GVA plans international expansion with possible IPO

COMMERCIAL property agent GVA, which has an office in Yorkshire, could be sold, floated or refinanced in a deal that would value the company at between £120m and £180m, according to reports.
Its chief executive Rob Bould told Property Week that corporate finance firm Cannacord Genuity will explore strategic options to allow GVA, which achieved a leap in profit before tax of £7.8m, up from £146,000 in 2011/12 and a major reduction in net debt, to achieve its medium-term strategic goals.
The options being reviewed include a sale of the company, an initial public offering or refinancing itself and using debt to pay back LDC, the private equity firm that owns 30% of the company.
LDC took the stake following a debt-for-equity swap last year, when it exchanged £60m of loan notes for a 22% stake in the company, which will eventually rise to 30%.
The loan notes were swapped for equity at their face value, so a 30% stake in the company valued at £60m would value the whole at around £180m.
If an initial public offering were attempted, the company could be worth around £120m.
Mr Bould said: “We’re delighted to be working with Canaccord. This builds on the good work we have achieved over the past two years, and marks the next step in achieving our long terms aspirations for major growth and in creating a truly international dimension to our UK facing business.
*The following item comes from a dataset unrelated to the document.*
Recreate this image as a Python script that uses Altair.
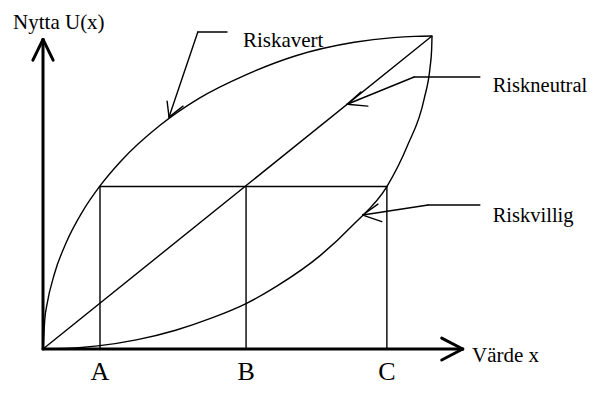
import altair as alt
import pandas as pd

# ---- curves (value x, utility U), both in 0-100 diagram units ----
avert_x = [0, 0.5, 1, 3, 6, 10, 14.65, 20, 30, 40, 52, 65, 80, 90, 95.5, 100]
avert_u = [0, 10.0, 14.1, 24.3, 34.1, 43.6, 52.1, 60, 71.4, 80, 87.5, 93.7, 98, 99.5, 99.9, 100]
villig_x = [0, 10.0, 14.1, 24.3, 34.1, 43.6, 52.2, 60, 71.4, 80, 88.4, 93.7, 98, 99.5, 99.9, 100]
villig_u = [0, 0.5, 1, 3, 6, 10, 14.5, 20, 30, 40, 51.9, 65, 80, 90, 95.5, 100]

# ---- points A, B, C on the value axis and the common utility level ----
abc_labels = ["A", "B", "C"]
abc_x = [14.65, 52.2, 88.4]
level_u = 51.9

# ---- thin straight segments: diagonal, box, leaders and arrowheads ----
thin_x1 = [0, 14.65, 14.65, 52.2, 88.4,
           47.3, 39.8, 31.9, 36.0,
           112.3, 95.4, 81.7, 83.5,
           112.3, 99.0, 86.1, 87.1]
thin_y1 = [0, level_u, 0, 0, 0,
           101.3, 101.3, 79.2, 77.6,
           86.9, 86.9, 82.1, 77.6,
           46.0, 46.0, 46.3, 40.7]
thin_x2 = [100, 88.4, 14.65, 52.2, 88.4,
           39.8, 32.4, 32.4, 32.4,
           95.4, 78.2, 78.2, 78.2,
           99.0, 82.2, 82.2, 82.2]
thin_y2 = [100, level_u, level_u, level_u, level_u,
           101.3, 74.1, 74.1, 74.1,
           86.9, 78.2, 78.2, 78.2,
           46.0, 42.8, 42.8, 42.8]

# ---- thick axis segments with arrowheads ----
axis_x1 = [0, -2.6, 2.6, 0, 102.5, 102.5]
axis_y1 = [0, 92.3, 92.3, 0, 3.5, -3.5]
axis_x2 = [0, 0, 0, 107.9, 107.9, 107.9]
axis_y2 = [98.9, 98.9, 98.9, 0, 0, 0]

# ---- text labels ----
label_text = ["Nytta U(x)", "Riskavert", "Riskneutral", "Riskvillig", "Värde x"]
label_x = [-7.7, 51.4, 115.6, 115.6, 110.3]
label_y = [102.2, 96.5, 82.1, 40.6, -4.2]
label_size = [21, 21, 20.5, 20.5, 21]
abc_label_y = -9.9

SERIF = "'Liberation Serif', 'Times New Roman', 'DejaVu Serif', serif"

xs = alt.Scale(domain=[-9.0, 140.36], nice=False, zero=False)
ys = alt.Scale(domain=[-11.82, 108.95], nice=False, zero=False)

curves = pd.DataFrame({
    "x": avert_x + villig_x,
    "u": avert_u + villig_u,
    "curve": ["Riskavert"] * len(avert_x) + ["Riskvillig"] * len(villig_x),
})
thin = pd.DataFrame({"x1": thin_x1, "y1": thin_y1, "x2": thin_x2, "y2": thin_y2})
axes = pd.DataFrame({"x1": axis_x1, "y1": axis_y1, "x2": axis_x2, "y2": axis_y2})
labels = pd.DataFrame({"t": label_text, "x": label_x, "y": label_y, "s": label_size})
abc = pd.DataFrame({"t": abc_labels, "x": abc_x, "y": [abc_label_y] * 3})

curve_layer = alt.Chart(curves).mark_line(
    color="black", strokeWidth=1.4, interpolate="monotone", clip=False
).encode(
    x=alt.X("x:Q", scale=xs, axis=None),
    y=alt.Y("u:Q", scale=ys, axis=None),
    detail="curve:N",
)

thin_layer = alt.Chart(thin).mark_rule(color="black", strokeWidth=1.4, strokeCap="round").encode(
    x=alt.X("x1:Q", scale=xs, axis=None), y=alt.Y("y1:Q", scale=ys, axis=None),
    x2="x2:Q", y2="y2:Q",
)

axis_layer = alt.Chart(axes).mark_rule(color="black", strokeWidth=3, strokeCap="round").encode(
    x=alt.X("x1:Q", scale=xs, axis=None), y=alt.Y("y1:Q", scale=ys, axis=None),
    x2="x2:Q", y2="y2:Q",
)

text_layer = alt.Chart(labels).mark_text(
    font=SERIF, align="left", baseline="alphabetic", color="black"
).encode(
    x=alt.X("x:Q", scale=xs, axis=None), y=alt.Y("y:Q", scale=ys, axis=None), text="t:N",
    size=alt.Size("s:Q", scale=None, legend=None),
)

abc_layer = alt.Chart(abc).mark_text(
    font=SERIF, fontSize=26, align="center", baseline="alphabetic", color="black"
).encode(
    x=alt.X("x:Q", scale=xs, axis=None), y=alt.Y("y:Q", scale=ys, axis=None), text="t:N"
)

chart = alt.layer(curve_layer, thin_layer, axis_layer, text_layer, abc_layer).properties(
    width=581, height=378, padding=0, autosize=alt.AutoSizeParams(type="none")
).configure_view(stroke=None)

chart.save("out.html", embed_options={"renderer": "svg", "actions": False})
“The success of our company restructure 18 months ago, coupled with our ability to build on that platform throughout last year with an outstanding end of year, has turned GVA into a much stronger proposition that is now primed for further growth. We have gained market share in high-growth areas, increased fee income and continued to invest in our resilient advisory-led regional model that differentiates us from other UK commercial property advisors. Furthermore we are just 10 months away from being a debt free business. We will continue to build the business along these lines.
“Positive market sentiment built on hard evidence that better times lay ahead here in the UK and globally, means now is an important period in which to invest in our future and gain further momentum. With this in mind, this latest move marks our next logical step for further growth.”
GVA’s stated three year goal is to create a performance led business that can achieve pre-tax profits of £20m by 2016.
Mr Bould told Property Week that the company expected to know which option would be pursued by MIPIM next year.
KPMG and law firm DLA Piper are also advising GVA.